PhD thesis / University of Amsterdam / Faculty of Humanities (FGw) / Amsterdam School for Heritage and Memory Studies (AHM) Contemporary art challenges the traditional idea of a musealium as well as institutional procedures related to collection care and preservation. Conventionally, visual artworks have been perceived as fixed, unique, material entities created and finished at a particular time, and museum approaches to collecting and preserving them were established accordingly. Nevertheless, contemporary art often resists this definition and undermines dogmas of material authenticity and artist’s intent, as well as the conviction that an object’s integrity resides in its physical features. Taking as its focus the triangle of relationships between an artist, a museum and a contemporary artwork as collectible, this study investigates how contemporary artworks by Mirosław Bałka, Danh Vo and Barbara Kruger are collected, documented and conserved in today’s institutions. It looks at how (and whether) new methods developed in the field of contemporary art conservation, such as the artist’s interview, are adopted by museums, and attempts to identify factors undermining their effectiveness. By looking at contemporary art as a new paradigm of artistic practice and building on notions such as musealisation, art project as art form and art object as document, this study works towards a theoretical model that address the incompatibility between a traditional museum approach to collecting and preserving and the features of contemporary art.
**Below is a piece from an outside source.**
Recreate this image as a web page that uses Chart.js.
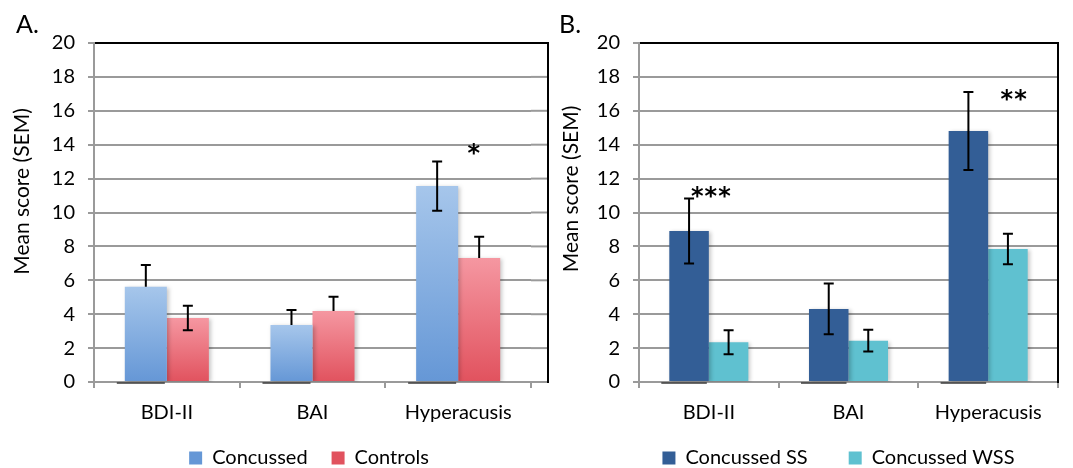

By employing and extending concepts introduced by conservation theorist Hanna Hölling and the notion of ‘anarchives’ by media theorist Siegfried Zielinski, this study adopts the model of the ‘artwork-as-(an)archive’. Starting from the premise that our future understanding of contemporary artworks can only be constructed through traces of documentation, this model grants documents a status equal to that of art objects and obliges institutions to care for them on a similar basis. Besides its capacity to facilitate conservation, the artwork-as-(an)archive model is here considered as a space for collaboration between artists and museums, a space to be collectively shaped, filled and nourished that fosters transparency and inclusiveness.